GIS-based analysis of school routes is carried out. On the basis of TSP solution, it was found that in the Prayagraj district, 253 schools were not connected with road facilities within 1 km. The optimal path analysis has also been performed based on different parameters viz population density, traveling distance and traveling time.. This work also gave the optimal route to visit all the schools of the study area which could be very useful solution for administrators that need to visit all the schools. Commuting is a big issue for pupils which are optimally handled in this research. The study has depicted those places where more roads need to be built to improve school accessibility. Children are facing difficulty because of the uneven distribution of roads in urban and rural areas. There is a need to construct more roads and pedestrian lanes to reach the school.
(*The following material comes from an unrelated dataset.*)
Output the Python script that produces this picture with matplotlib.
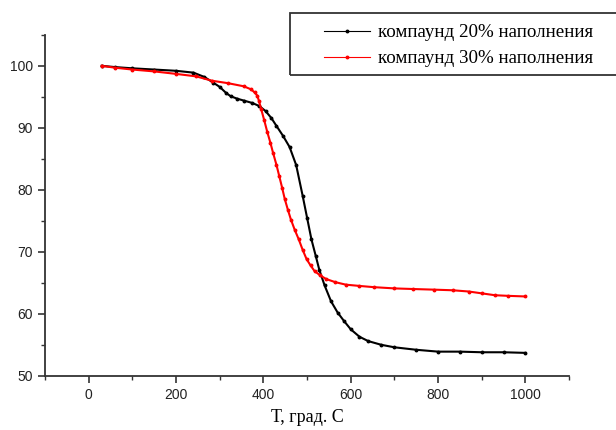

The findings of this work can help the academic policy makers in providing a better solution to the area.

The government's past and existing schemes are mentioned along with the related statistics which will be helpful to other people who are working in this field. The forthcoming researches can expand this work to other districts by including more parameters.

Conclusion

As per the first objective, an integrated geographic database is prepared from multi source data. It includes the spatial and attribute data of schools, roads and villages of the Prayagraj district. The location of 4,878 schools is stored, among which 650 school locations are collected through the GPS based field survey while the remaining 4,228 school locations are collected from the School GeoPortal website. The road and village related data are prepared from OpenStreetMap and the census handbook. The prepared comprehensive database will be useful for the studies on primary schools of the Prayagraj district. All the datasets are transformed into a common geographic and projected coordinate system. Therefore it becomes easy to perform requisite spatial analysis leading to informed decision-making on these datasets.

As per the second objective, spatial analysis is carried out for student gender ratio, student teacher ratio and availability of different infrastructure facilities. A major contribution of this study is the identification of several problems through GIS based analysis which is listed here. There are 222 schools where there is a single teacher on more than 100 students. In 302 schools, there is a single toilet on more than 200 students. The results help to identify the location of all those schools where there is a need to take corrective measures. The reallocation of expenditures can be done in more judicious way to improve the condition of such schools. The outcomes of spatial analysis of schools assist in conceptualizing the holistic development of a child's education that involves the various facilities provided by the schools and standards set by the GoI under RTE. The results identify the location of all those schools where there is a need to take corrective measures. This will improve the condition of such schools and the reallocation of expenditures can be done more judiciously based on the obtained results. One of the biggest problems is the effective and timely implementation of NEP 2020 across all the schools. The developed solutions will be beneficial in the effective implementation and monitoring of the NEP 2020.

Commuting between home and school is a big issue in child education that is handled in this research work through third objective. School commutation has financial implications, like students might have to take motorized commuters. Sometimes, it is the sole criteria in the selection of a school. In this work, a detailed route analysis is carried out using the different parameters, viz, population density, travel length, travel time and combination of all these. The results help to identify the optimal path based upon the requirement. School accessibility analysis is also covered in this work. Sometimes, the government is required to visit all the schools to distribute study materials, food items and other things. School accessibility results obtained in this research through TSP will assist in choosing the best possible route. It will help the government in identifying those locations where new roads need to be constructed to ensure proper connectivity and transportation facilities.